For instance, many successful traders faced years of losses before achieving consistency. Their persistence allowed them to overcome setbacks and refine their strategies. As Douglas notes, “Trading is not about being right or wrong; it’s about managing money.” Patience and persistence help traders navigate the learning curve.
7. Risk Management: Protecting Your Capital
Risk management is the cornerstone of long-term trading success. Traders who fail to manage risk often blow up their accounts, regardless of how successful their strategies may seem initially. A strong risk management mindset ensures traders:
- Set appropriate stop-loss levels.
- Limit position sizes to avoid overexposure.
- Focus on preserving capital rather than chasing profits.
Douglas highlights the importance of risk management: “The best traders aren’t afraid to take a loss because they know that losses are simply a part of the game.” Protecting capital allows traders to stay in the game long enough to realize their edge.
8. Self-Awareness: Understanding Your Triggers
Every trader has unique psychological triggers that can lead to poor decision-making. Self-awareness involves recognizing these triggers and taking steps to mitigate their impact. For example:
- A trader prone to impulsive decisions might set strict rules for entry and exit.
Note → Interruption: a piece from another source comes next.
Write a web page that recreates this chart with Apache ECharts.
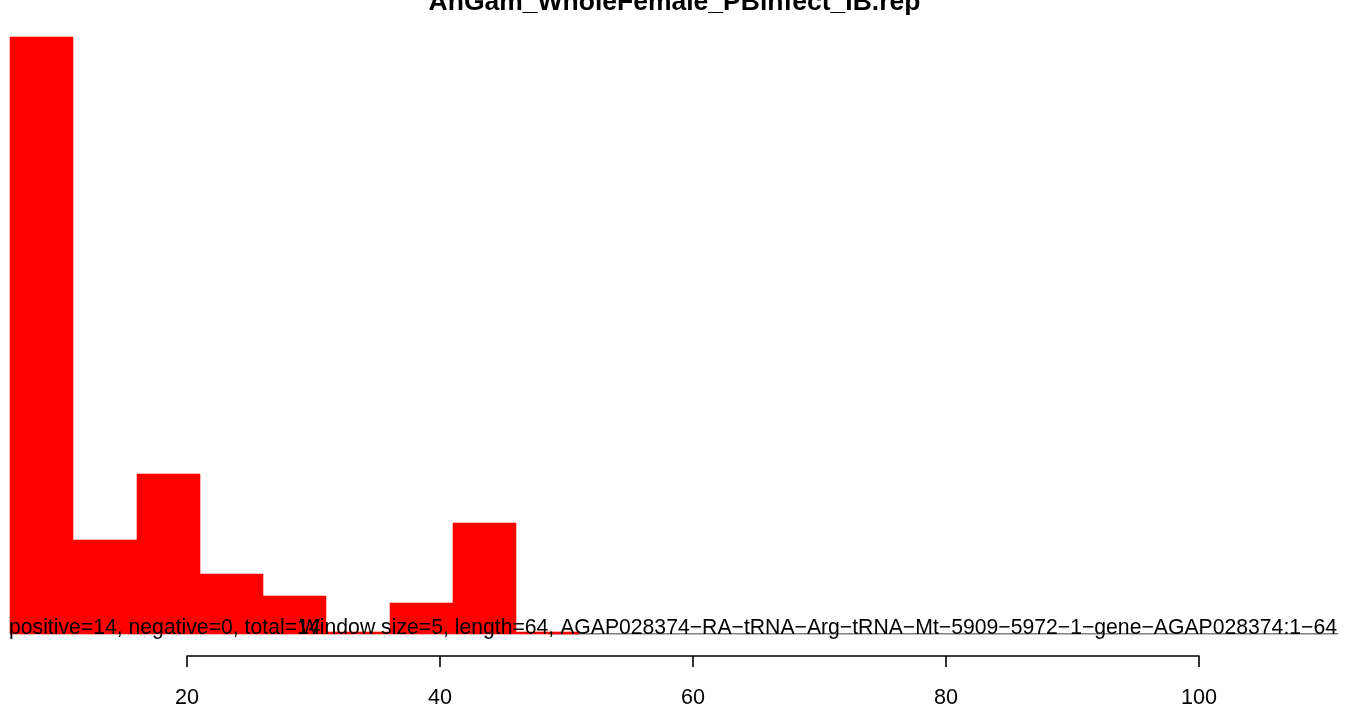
<!DOCTYPE html>
<html>
<head>
<meta charset="utf-8">
<script src="https://cdn.jsdelivr.net/npm/echarts@6/dist/echarts.min.js"></script>
<style>
html,body{margin:0;padding:0;background:#fff;}
#chart{width:1361px;height:709px;}
</style>
</head>
<body>
<div id="chart"></div>
<script>
// ---- data ----
const chartTitle = 'AnGam_WholeFemale_PBinfect_IB.rep';
const binStarts = [6, 11, 16, 21, 26, 31, 36, 41, 46];
const binWidth = 5;
const positiveValues = [1.0, 0.157, 0.268, 0.101, 0.064, 0.004, 0.052, 0.186, 0.004];
const zeroLine = [[48.6, 0], [111, 0]];
const axisTicks = [20, 40, 60, 80, 100];
const leftNote = 'positive=14, negative=0, total=14';
const rightNote = 'Window size=5, length=64, AGAP028374\u2212RA\u2212tRNA\u2212Arg\u2212tRNA\u2212Mt\u22125909\u22125972\u22121\u2212gene\u2212AGAP028374:1\u221264';

const FONT = '"Liberation Sans", Arial, sans-serif';
const chart = echarts.init(document.getElementById('chart'), null, {renderer: 'canvas'});

const barData = binStarts.map((s, i) => [s, s + binWidth, positiveValues[i]]);

const option = {
  animation: false,
  backgroundColor: '#ffffff',
  grid: [
    {left: 10, right: 10, top: 37, bottom: 75},
    {left: 187, right: 162, top: 600, bottom: 52}
  ],
  xAxis: [
    {gridIndex: 0, type: 'value', min: 6, max: 112, show: false},
    {gridIndex: 1, type: 'value', min: axisTicks[0], max: axisTicks[axisTicks.length - 1], interval: 20,
     axisLine: {show: true, lineStyle: {color: '#000', width: 1.6}},
     axisTick: {show: true, length: 11, lineStyle: {color: '#000', width: 1.6}},
     splitLine: {show: false},
     axisLabel: {color: '#000', fontSize: 21.6, fontFamily: FONT, margin: 31}}
  ],
  yAxis: [
    {gridIndex: 0, type: 'value', min: 0, max: 1, show: false},
    {gridIndex: 1, type: 'value', min: 0, max: 1, show: false}
  ],
  series: [
    {
      type: 'line',
      xAxisIndex: 0, yAxisIndex: 0,
      data: zeroLine,
      symbol: 'none',
      silent: true,
      lineStyle: {color: '#000', width: 1.2},
      z: 1
    },
    {
      type: 'custom',
      xAxisIndex: 0, yAxisIndex: 0,
      data: barData,
      clip: false,
      renderItem: function (params, api) {
        const p0 = api.coord([api.value(0), api.value(2)]);
        const p1 = api.coord([api.value(1), 0]);
        const x0 = Math.round(p0[0]), x1 = Math.round(p1[0]);
        const y0 = Math.round(p0[1]), y1 = Math.round(p1[1]);
        return {
          type: 'rect',
          shape: {x: x0, y: y0, width: x1 - x0, height: y1 - y0},
          style: {fill: '#ff0000', stroke: '#ff0000', lineWidth: 0.6}
        };
      },
      z: 2
    }
  ],
  graphic: [
    {type: 'text', x: 674.5, y: -11, z: 10,
     style: {text: chartTitle, font: 'bold 26.5px ' + FONT, fill: '#000', align: 'center'}},
    {type: 'text', left: 9, top: 618, z: 10,
     style: {text: leftNote, font: '21.2px ' + FONT, fill: '#000'}},
    {type: 'text', right: 24, top: 618, z: 10,
     style: {text: rightNote, font: '21.2px ' + FONT, fill: '#000'}}
  ]
};
chart.setOption(option);
</script>
</body>
</html>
- A trader who struggles with overconfidence might maintain a trading journal to reflect on mistakes.
Self-awareness is the foundation of personal growth in trading. Douglas’s words resonate here: “If you want to create a mental framework that keeps you focused, confident, and disciplined, you will need to learn how to monitor and control your thoughts and attitudes.”
9. Building a Resilient Mindset
Trading is a journey filled with highs and lows. A resilient mindset helps traders bounce back from losses and maintain focus. Resilience involves:
- Viewing losses as learning opportunities.
- Staying motivated during challenging periods.
- Maintaining a long-term perspective on trading goals.
Douglas explains, “In trading, you’ve got to be willing to take responsibility for everything you do. If you blame the market, you’ll never learn from your mistakes.” Resilient traders take ownership of their actions and continuously improve.
10. The Subconscious Beliefs Behind Success
Finally, subconscious beliefs play a significant role in trading success. Negative beliefs, such as fear of failure or scarcity mindset, can sabotage a trader’s efforts. Positive beliefs, such as confidence and abundance mindset, empower traders to take calculated risks and stay consistent.
Mark Douglas highlights the importance of belief systems: “Our beliefs act as a filter on our awareness of market information. To trade without fear or hesitation, we must align our beliefs with the market’s reality.” Transforming limiting beliefs into empowering ones is essential for long-term success.
Conclusion
While strategies and tools are essential in stock market trading, the true determinant of success lies on the mental side. Discipline, emotional control, confidence, adaptability, and risk management form the pillars of a successful trading mindset. As Mark Douglas reminds us, “The consistency you seek is in your mind, not in the markets.”
Traders who invest in developing their psychological edge will find themselves better equipped to navigate the complexities of the market, turning challenges into opportunities and dreams into reality.